• **REQUIRED TASK**:
Transcribe each line exactly.

• **COLLECTED MATERIAL**:
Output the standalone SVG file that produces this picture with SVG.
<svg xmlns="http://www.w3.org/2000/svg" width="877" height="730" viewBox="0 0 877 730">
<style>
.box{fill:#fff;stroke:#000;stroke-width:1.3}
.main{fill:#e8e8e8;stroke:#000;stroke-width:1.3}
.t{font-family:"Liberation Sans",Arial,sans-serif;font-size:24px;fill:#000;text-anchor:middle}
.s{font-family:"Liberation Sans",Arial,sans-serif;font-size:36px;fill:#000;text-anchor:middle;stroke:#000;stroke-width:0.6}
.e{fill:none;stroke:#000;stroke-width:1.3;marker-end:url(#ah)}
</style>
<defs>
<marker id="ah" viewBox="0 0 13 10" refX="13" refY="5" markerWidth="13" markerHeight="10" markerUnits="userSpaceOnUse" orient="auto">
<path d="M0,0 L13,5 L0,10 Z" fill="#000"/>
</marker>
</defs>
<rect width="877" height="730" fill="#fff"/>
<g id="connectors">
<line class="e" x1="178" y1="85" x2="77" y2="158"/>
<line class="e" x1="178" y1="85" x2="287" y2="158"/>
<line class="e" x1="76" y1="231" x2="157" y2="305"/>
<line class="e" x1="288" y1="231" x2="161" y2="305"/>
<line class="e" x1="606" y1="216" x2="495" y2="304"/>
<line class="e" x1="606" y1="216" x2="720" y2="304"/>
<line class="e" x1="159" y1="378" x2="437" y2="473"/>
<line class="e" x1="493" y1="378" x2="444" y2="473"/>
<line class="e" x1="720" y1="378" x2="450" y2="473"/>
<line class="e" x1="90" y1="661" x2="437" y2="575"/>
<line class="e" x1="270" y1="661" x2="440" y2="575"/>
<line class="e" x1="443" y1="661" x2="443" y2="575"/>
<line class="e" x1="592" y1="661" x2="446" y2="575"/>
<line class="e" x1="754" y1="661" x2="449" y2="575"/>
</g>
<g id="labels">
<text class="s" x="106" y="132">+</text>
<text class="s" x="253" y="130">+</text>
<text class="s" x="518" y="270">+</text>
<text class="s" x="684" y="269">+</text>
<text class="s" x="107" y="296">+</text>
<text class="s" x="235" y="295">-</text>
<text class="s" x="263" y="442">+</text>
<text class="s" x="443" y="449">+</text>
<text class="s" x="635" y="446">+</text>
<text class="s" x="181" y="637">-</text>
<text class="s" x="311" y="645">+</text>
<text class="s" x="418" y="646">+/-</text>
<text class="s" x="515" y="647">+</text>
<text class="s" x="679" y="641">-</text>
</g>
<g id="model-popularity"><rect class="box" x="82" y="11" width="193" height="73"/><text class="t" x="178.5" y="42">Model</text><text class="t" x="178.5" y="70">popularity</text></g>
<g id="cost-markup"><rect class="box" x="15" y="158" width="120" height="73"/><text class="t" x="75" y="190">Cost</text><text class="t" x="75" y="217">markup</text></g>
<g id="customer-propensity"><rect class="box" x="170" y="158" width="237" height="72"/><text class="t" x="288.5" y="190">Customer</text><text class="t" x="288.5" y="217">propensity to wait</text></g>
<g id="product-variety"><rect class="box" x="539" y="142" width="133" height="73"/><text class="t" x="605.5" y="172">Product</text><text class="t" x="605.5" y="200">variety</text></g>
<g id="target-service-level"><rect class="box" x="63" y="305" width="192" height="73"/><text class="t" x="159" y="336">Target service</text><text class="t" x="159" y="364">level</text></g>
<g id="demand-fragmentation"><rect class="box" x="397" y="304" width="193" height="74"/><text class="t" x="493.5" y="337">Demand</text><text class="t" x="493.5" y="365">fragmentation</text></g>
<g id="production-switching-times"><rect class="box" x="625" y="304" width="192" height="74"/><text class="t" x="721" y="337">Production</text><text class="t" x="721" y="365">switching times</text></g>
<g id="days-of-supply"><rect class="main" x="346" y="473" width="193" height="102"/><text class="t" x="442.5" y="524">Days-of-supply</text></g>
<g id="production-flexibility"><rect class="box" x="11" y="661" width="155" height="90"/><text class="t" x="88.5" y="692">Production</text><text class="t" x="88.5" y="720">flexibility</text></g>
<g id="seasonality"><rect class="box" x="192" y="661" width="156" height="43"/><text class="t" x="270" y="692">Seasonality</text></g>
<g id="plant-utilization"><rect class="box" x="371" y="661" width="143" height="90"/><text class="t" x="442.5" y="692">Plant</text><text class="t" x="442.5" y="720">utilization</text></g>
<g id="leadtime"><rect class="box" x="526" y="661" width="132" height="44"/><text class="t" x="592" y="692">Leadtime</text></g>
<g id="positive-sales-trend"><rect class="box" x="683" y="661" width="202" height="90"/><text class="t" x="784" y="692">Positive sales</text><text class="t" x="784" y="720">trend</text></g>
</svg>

• **TASK RESPONSE**:
Output the standalone SVG file that produces this picture with SVG.
<svg xmlns="http://www.w3.org/2000/svg" width="877" height="730" viewBox="0 0 877 730">
<style>
.box{fill:#fff;stroke:#000;stroke-width:1.3}
.main{fill:#e8e8e8;stroke:#000;stroke-width:1.3}
.t{font-family:"Liberation Sans",Arial,sans-serif;font-size:24px;fill:#000;text-anchor:middle}
.s{font-family:"Liberation Sans",Arial,sans-serif;font-size:36px;fill:#000;text-anchor:middle;stroke:#000;stroke-width:0.6}
.e{fill:none;stroke:#000;stroke-width:1.3;marker-end:url(#ah)}
</style>
<defs>
<marker id="ah" viewBox="0 0 13 10" refX="13" refY="5" markerWidth="13" markerHeight="10" markerUnits="userSpaceOnUse" orient="auto">
<path d="M0,0 L13,5 L0,10 Z" fill="#000"/>
</marker>
</defs>
<rect width="877" height="730" fill="#fff"/>
<g id="connectors">
<line class="e" x1="178" y1="85" x2="77" y2="158"/>
<line class="e" x1="178" y1="85" x2="287" y2="158"/>
<line class="e" x1="76" y1="231" x2="157" y2="305"/>
<line class="e" x1="288" y1="231" x2="161" y2="305"/>
<line class="e" x1="606" y1="216" x2="495" y2="304"/>
<line class="e" x1="606" y1="216" x2="720" y2="304"/>
<line class="e" x1="159" y1="378" x2="437" y2="473"/>
<line class="e" x1="493" y1="378" x2="444" y2="473"/>
<line class="e" x1="720" y1="378" x2="450" y2="473"/>
<line class="e" x1="90" y1="661" x2="437" y2="575"/>
<line class="e" x1="270" y1="661" x2="440" y2="575"/>
<line class="e" x1="443" y1="661" x2="443" y2="575"/>
<line class="e" x1="592" y1="661" x2="446" y2="575"/>
<line class="e" x1="754" y1="661" x2="449" y2="575"/>
</g>
<g id="labels">
<text class="s" x="106" y="132">+</text>
<text class="s" x="253" y="130">+</text>
<text class="s" x="518" y="270">+</text>
<text class="s" x="684" y="269">+</text>
<text class="s" x="107" y="296">+</text>
<text class="s" x="235" y="295">-</text>
<text class="s" x="263" y="442">+</text>
<text class="s" x="443" y="449">+</text>
<text class="s" x="635" y="446">+</text>
<text class="s" x="181" y="637">-</text>
<text class="s" x="311" y="645">+</text>
<text class="s" x="418" y="646">+/-</text>
<text class="s" x="515" y="647">+</text>
<text class="s" x="679" y="641">-</text>
</g>
<g id="model-popularity"><rect class="box" x="82" y="11" width="193" height="73"/><text class="t" x="178.5" y="42">Model</text><text class="t" x="178.5" y="70">popularity</text></g>
<g id="cost-markup"><rect class="box" x="15" y="158" width="120" height="73"/><text class="t" x="75" y="190">Cost</text><text class="t" x="75" y="217">markup</text></g>
<g id="customer-propensity"><rect class="box" x="170" y="158" width="237" height="72"/><text class="t" x="288.5" y="190">Customer</text><text class="t" x="288.5" y="217">propensity to wait</text></g>
<g id="product-variety"><rect class="box" x="539" y="142" width="133" height="73"/><text class="t" x="605.5" y="172">Product</text><text class="t" x="605.5" y="200">variety</text></g>
<g id="target-service-level"><rect class="box" x="63" y="305" width="192" height="73"/><text class="t" x="159" y="336">Target service</text><text class="t" x="159" y="364">level</text></g>
<g id="demand-fragmentation"><rect class="box" x="397" y="304" width="193" height="74"/><text class="t" x="493.5" y="337">Demand</text><text class="t" x="493.5" y="365">fragmentation</text></g>
<g id="production-switching-times"><rect class="box" x="625" y="304" width="192" height="74"/><text class="t" x="721" y="337">Production</text><text class="t" x="721" y="365">switching times</text></g>
<g id="days-of-supply"><rect class="main" x="346" y="473" width="193" height="102"/><text class="t" x="442.5" y="524">Days-of-supply</text></g>
<g id="production-flexibility"><rect class="box" x="11" y="661" width="155" height="90"/><text class="t" x="88.5" y="692">Production</text><text class="t" x="88.5" y="720">flexibility</text></g>
<g id="seasonality"><rect class="box" x="192" y="661" width="156" height="43"/><text class="t" x="270" y="692">Seasonality</text></g>
<g id="plant-utilization"><rect class="box" x="371" y="661" width="143" height="90"/><text class="t" x="442.5" y="692">Plant</text><text class="t" x="442.5" y="720">utilization</text></g>
<g id="leadtime"><rect class="box" x="526" y="661" width="132" height="44"/><text class="t" x="592" y="692">Leadtime</text></g>
<g id="positive-sales-trend"><rect class="box" x="683" y="661" width="202" height="90"/><text class="t" x="784" y="692">Positive sales</text><text class="t" x="784" y="720">trend</text></g>
</svg>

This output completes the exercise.